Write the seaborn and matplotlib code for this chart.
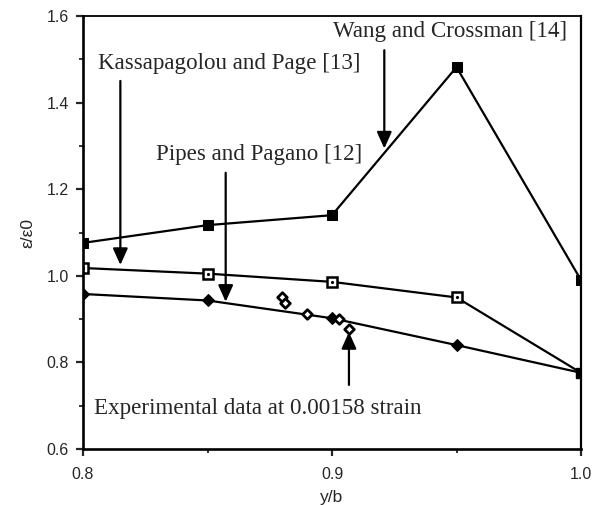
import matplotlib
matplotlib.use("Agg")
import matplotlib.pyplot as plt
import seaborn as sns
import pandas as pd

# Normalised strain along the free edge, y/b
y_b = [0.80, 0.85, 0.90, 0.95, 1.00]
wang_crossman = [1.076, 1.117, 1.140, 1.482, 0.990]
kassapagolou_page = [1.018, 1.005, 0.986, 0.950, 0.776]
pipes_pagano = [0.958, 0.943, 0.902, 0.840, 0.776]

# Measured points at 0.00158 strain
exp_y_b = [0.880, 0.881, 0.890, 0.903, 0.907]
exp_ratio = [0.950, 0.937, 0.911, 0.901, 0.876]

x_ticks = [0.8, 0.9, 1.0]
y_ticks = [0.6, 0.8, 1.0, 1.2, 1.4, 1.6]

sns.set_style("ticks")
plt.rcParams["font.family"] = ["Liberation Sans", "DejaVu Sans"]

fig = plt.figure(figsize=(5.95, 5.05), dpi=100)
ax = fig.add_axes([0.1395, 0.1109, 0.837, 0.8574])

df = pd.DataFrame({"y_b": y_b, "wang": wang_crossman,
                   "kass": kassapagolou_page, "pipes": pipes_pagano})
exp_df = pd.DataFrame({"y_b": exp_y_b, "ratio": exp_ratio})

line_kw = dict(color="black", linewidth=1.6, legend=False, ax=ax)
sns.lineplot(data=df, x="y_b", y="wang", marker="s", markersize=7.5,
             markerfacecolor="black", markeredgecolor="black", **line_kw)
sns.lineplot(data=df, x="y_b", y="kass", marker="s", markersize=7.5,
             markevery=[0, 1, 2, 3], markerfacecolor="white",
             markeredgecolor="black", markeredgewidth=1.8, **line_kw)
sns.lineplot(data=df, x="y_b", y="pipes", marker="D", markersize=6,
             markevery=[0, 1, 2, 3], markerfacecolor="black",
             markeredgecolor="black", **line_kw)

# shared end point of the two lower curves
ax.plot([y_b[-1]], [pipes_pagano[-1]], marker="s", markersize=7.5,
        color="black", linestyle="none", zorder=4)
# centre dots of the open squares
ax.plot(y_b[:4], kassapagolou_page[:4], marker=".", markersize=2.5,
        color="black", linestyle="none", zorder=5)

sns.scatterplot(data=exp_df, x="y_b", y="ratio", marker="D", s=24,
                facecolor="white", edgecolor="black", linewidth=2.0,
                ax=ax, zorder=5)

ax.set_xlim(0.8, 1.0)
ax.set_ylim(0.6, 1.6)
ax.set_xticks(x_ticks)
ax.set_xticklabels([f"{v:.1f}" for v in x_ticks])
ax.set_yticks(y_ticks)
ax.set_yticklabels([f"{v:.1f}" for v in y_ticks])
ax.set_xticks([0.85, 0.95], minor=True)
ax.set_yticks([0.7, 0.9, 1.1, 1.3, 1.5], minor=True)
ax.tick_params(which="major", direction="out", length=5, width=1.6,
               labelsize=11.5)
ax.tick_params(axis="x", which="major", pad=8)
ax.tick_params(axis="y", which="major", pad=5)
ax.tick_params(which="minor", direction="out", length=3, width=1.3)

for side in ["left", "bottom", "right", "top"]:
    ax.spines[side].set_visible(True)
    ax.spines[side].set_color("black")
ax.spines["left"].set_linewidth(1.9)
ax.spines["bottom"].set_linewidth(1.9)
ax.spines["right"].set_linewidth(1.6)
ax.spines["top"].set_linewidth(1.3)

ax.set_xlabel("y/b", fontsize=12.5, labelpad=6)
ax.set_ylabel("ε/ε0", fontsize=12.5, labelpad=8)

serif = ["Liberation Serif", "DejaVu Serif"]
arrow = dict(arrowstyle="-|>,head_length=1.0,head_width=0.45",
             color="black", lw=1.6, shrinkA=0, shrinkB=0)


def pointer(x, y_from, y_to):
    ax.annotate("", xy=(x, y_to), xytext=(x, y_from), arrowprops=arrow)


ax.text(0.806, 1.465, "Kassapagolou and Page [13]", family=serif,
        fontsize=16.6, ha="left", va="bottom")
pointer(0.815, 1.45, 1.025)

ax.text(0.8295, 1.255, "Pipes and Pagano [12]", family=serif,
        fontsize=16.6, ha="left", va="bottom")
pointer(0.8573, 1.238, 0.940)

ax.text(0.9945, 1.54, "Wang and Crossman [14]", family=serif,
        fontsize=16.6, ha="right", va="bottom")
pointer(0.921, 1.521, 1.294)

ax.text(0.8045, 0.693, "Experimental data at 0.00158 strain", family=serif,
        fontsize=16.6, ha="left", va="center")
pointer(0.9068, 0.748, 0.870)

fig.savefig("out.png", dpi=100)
⁂
INSTRUCTIONS TO FOLLOW | The lines from the top of the data above through the one holding "ax=ax, zorder=5)" are to be repeated exactly, and only those, with no pictures.

SOLVED PROBLEM |
Write the seaborn and matplotlib code for this chart.
import matplotlib
matplotlib.use("Agg")
import matplotlib.pyplot as plt
import seaborn as sns
import pandas as pd

# Normalised strain along the free edge, y/b
y_b = [0.80, 0.85, 0.90, 0.95, 1.00]
wang_crossman = [1.076, 1.117, 1.140, 1.482, 0.990]
kassapagolou_page = [1.018, 1.005, 0.986, 0.950, 0.776]
pipes_pagano = [0.958, 0.943, 0.902, 0.840, 0.776]

# Measured points at 0.00158 strain
exp_y_b = [0.880, 0.881, 0.890, 0.903, 0.907]
exp_ratio = [0.950, 0.937, 0.911, 0.901, 0.876]

x_ticks = [0.8, 0.9, 1.0]
y_ticks = [0.6, 0.8, 1.0, 1.2, 1.4, 1.6]

sns.set_style("ticks")
plt.rcParams["font.family"] = ["Liberation Sans", "DejaVu Sans"]

fig = plt.figure(figsize=(5.95, 5.05), dpi=100)
ax = fig.add_axes([0.1395, 0.1109, 0.837, 0.8574])

df = pd.DataFrame({"y_b": y_b, "wang": wang_crossman,
                   "kass": kassapagolou_page, "pipes": pipes_pagano})
exp_df = pd.DataFrame({"y_b": exp_y_b, "ratio": exp_ratio})

line_kw = dict(color="black", linewidth=1.6, legend=False, ax=ax)
sns.lineplot(data=df, x="y_b", y="wang", marker="s", markersize=7.5,
             markerfacecolor="black", markeredgecolor="black", **line_kw)
sns.lineplot(data=df, x="y_b", y="kass", marker="s", markersize=7.5,
             markevery=[0, 1, 2, 3], markerfacecolor="white",
             markeredgecolor="black", markeredgewidth=1.8, **line_kw)
sns.lineplot(data=df, x="y_b", y="pipes", marker="D", markersize=6,
             markevery=[0, 1, 2, 3], markerfacecolor="black",
             markeredgecolor="black", **line_kw)

# shared end point of the two lower curves
ax.plot([y_b[-1]], [pipes_pagano[-1]], marker="s", markersize=7.5,
        color="black", linestyle="none", zorder=4)
# centre dots of the open squares
ax.plot(y_b[:4], kassapagolou_page[:4], marker=".", markersize=2.5,
        color="black", linestyle="none", zorder=5)

sns.scatterplot(data=exp_df, x="y_b", y="ratio", marker="D", s=24,
                facecolor="white", edgecolor="black", linewidth=2.0,
                ax=ax, zorder=5)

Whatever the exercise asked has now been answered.